Entre la banque centrale allemande qui voit dans les actions de la BCE "une drogue", un élu conservateur qui traite son président de "faux monnayeur" et Angela Merkel qui s'en mêle, l'institution de Francfort suscite un débat particulièrement vif en Allemagne.
L'hebdomadaire Der Spiegel consacre cette semaine sa couverture au patron de la banque centrale allemande (Bundesbank), Jens Weidmann, qui pose les poings serrés. Et qui livre une attaque en règle contre la Banque centrale européenne, dont il est, comme ses homologues des autres banques centrales nationales de la zone euro, l'un des gouverneurs.
L'objet de sa préoccupation est l'annonce par le chef de la BCE Mario Draghi d'actions de grande ampleur sur le marché de la dette publique, dont le contour reste à préciser.
Pour M. Weidmann, cela signifie financer les Etats "par la planche à billets", un type de politique qui "peut rendre accro, comme une drogue".
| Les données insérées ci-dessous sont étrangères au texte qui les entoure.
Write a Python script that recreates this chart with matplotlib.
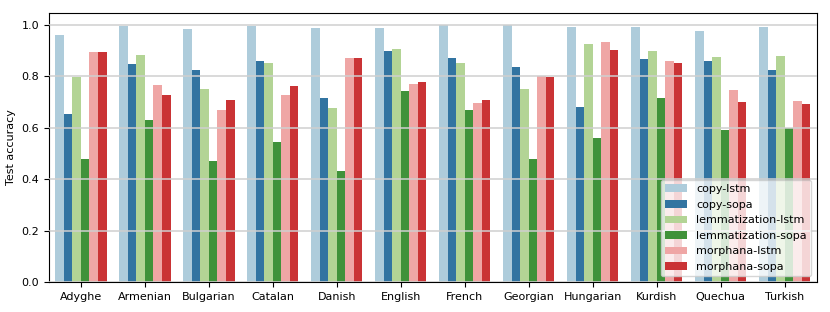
import matplotlib
matplotlib.use("Agg")
import matplotlib.pyplot as plt
import seaborn as sns
import pandas as pd

languages = ["Adyghe", "Armenian", "Bulgarian", "Catalan", "Danish", "English",
             "French", "Georgian", "Hungarian", "Kurdish", "Quechua", "Turkish"]
models = ["copy-lstm", "copy-sopa", "lemmatization-lstm", "lemmatization-sopa",
          "morphana-lstm", "morphana-sopa"]

copy_lstm = [0.961, 0.997, 0.984, 0.996, 0.990, 0.990, 0.999, 0.999, 0.994, 0.992, 0.977, 0.992]
copy_sopa = [0.655, 0.847, 0.827, 0.859, 0.717, 0.899, 0.870, 0.837, 0.680, 0.866, 0.862, 0.825]
lemmatization_lstm = [0.798, 0.882, 0.751, 0.852, 0.676, 0.905, 0.852, 0.750, 0.926, 0.899, 0.875, 0.881]
lemmatization_sopa = [0.477, 0.630, 0.471, 0.543, 0.431, 0.742, 0.671, 0.480, 0.559, 0.715, 0.593, 0.601]
morphana_lstm = [0.896, 0.768, 0.668, 0.726, 0.870, 0.772, 0.695, 0.800, 0.933, 0.859, 0.746, 0.704]
morphana_sopa = [0.896, 0.726, 0.708, 0.763, 0.873, 0.777, 0.709, 0.798, 0.901, 0.852, 0.702, 0.693]

series = [copy_lstm, copy_sopa, lemmatization_lstm, lemmatization_sopa, morphana_lstm, morphana_sopa]
rows = []
for m, vals in zip(models, series):
    for lang, v in zip(languages, vals):
        rows.append({"language": lang, "model": m, "accuracy": v})
df = pd.DataFrame(rows)

FS = 8
plt.rcParams["font.family"] = ["DejaVu Sans"]
plt.rcParams["font.size"] = FS

fig = plt.figure(figsize=(8.3, 3.12), dpi=100)
ax = fig.add_axes([0.059, 0.0962, 0.925, 0.863])
sns.barplot(data=df, x="language", y="accuracy", hue="model", order=languages,
            hue_order=models, palette="Paired", ax=ax)
ax.set_xlabel("")
ax.set_ylabel("Test accuracy", fontsize=FS)
ax.tick_params(labelsize=FS)
ax.set_xlim(-0.5, len(languages) - 0.5)
ax.set_ylim(0, 1.048)
ax.grid(axis="y", color="#cfcfcf", linewidth=1.1)
ax.set_axisbelow(False)
ax.legend(loc="lower right", fontsize=FS, title=None, handlelength=2.0)
fig.savefig("out.png", dpi=100)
Ce manifeste a divisé en Allemagne. Le quotidien à grand tirage Bild a fait du patron de la Bundesbank celui qui "fait rempart devant le contribuable allemand", potentiellement menacé par les initiatives de M. Draghi, tandis que l'hebdomadaire Die Zeit a souligné le caractère inoffensif de la diatribe: "La Bundesbank va râler, mais ne rien faire. (...) Weidmann ne va pas démissionner".
Le quotidien des affaires Handelsblatt s'est demandé si le patron de la Bundesbank était "la voix de la raison" ou un "opportuniste" qui n'a "pas de solution alternative à offrir".
Sa voix ne pèse en effet pas plus lourd qu'une autre au sein du conseil des gouverneurs, l'organe de décision de la BCE. Il réunit les gouverneurs nationaux et le directoire, l'exécutif permanent de la banque, composé de six membres.
L'ancien économiste en chef de la BCE, l'Allemand Jürgen Stark, a fustigé "les mesures sentant la panique" de l'institution de Francfort, tandis qu'un responsable du parti conservateur bavarois CSU, en perte de vitesse politiquement, a assimilé M. Draghi à "un faux-monnayeur".
La chancelière conservatrice Angela Merkel a été plus mesurée, déclarant dimanche qu'elle trouvait "bien que Jens Weidmann rappelle sans cesse ce qu'est la politique" de l'Allemagne.
Sauf que cela n'est pas si simple. L'Allemagne est en effet représentée à la BCE par M. Weidmann, mais aussi par Jörg Asmussen, membre du directoire.
Or ce dernier se distingue par une ligne plus proche de celle de M. Draghi, déclarant que la BCE agit "dans le cadre de son mandat" et qu'il ne voit "aucun danger pour les épargnants allemands".
"Le jeu joué par Asmussen et Weidmann fonctionne bien, d'un côté le pragmatique, de l'autre celui qui rassure la population allemande. Au bout du compte cela fait les affaires d'Angela Merkel, qui est elle-même une pragmatique", assure à l'AFP Ansgar Belke, professeur d'économie à l'université de Duisburg-Essen.
"Ces deux-là sont comme un avant-goût de grande coalition", c'est-à-dire un gouvernement d'alliance entre droite et gauche, la constellation qui selon les sondages pourrait émerger après les élections prévues à l'automne prochain en Allemagne, s'amuse-t-il.
L'opposition entre les deux hommes a un aspect presque cocasse. En 2009, alors que Mme Merkel dirigeait déjà un gouvernement de coalition, la riposte de l'Allemagne face à la crise économique avait en effet été élaborée en grande partie par un tandem de l'ombre: le secrétaire d'Etat aux finances social-démocrate d'alors, Jörg Asmussen, et le conseiller de la chancelière de l'époque, Jens Weidmann.
Pour M. Belke, le débat en cours marque dans tous les cas une "rupture" avec la tradition de la Bundesbank, "qui menait tout de même une politique très ennuyeuse" que les Allemands, très attachés à cette institution censée bannir à jamais l'inflation, s'abstenaient de commenter.
Il rappelle par ailleurs que contrairement à ses prédécesseurs, Mario Draghi a choisi de révéler publiquement les rapports de force au sein de l'institution, et notamment l'opposition de la Bundesbank aux rachats d'obligations, "ce qui renationalise le débat".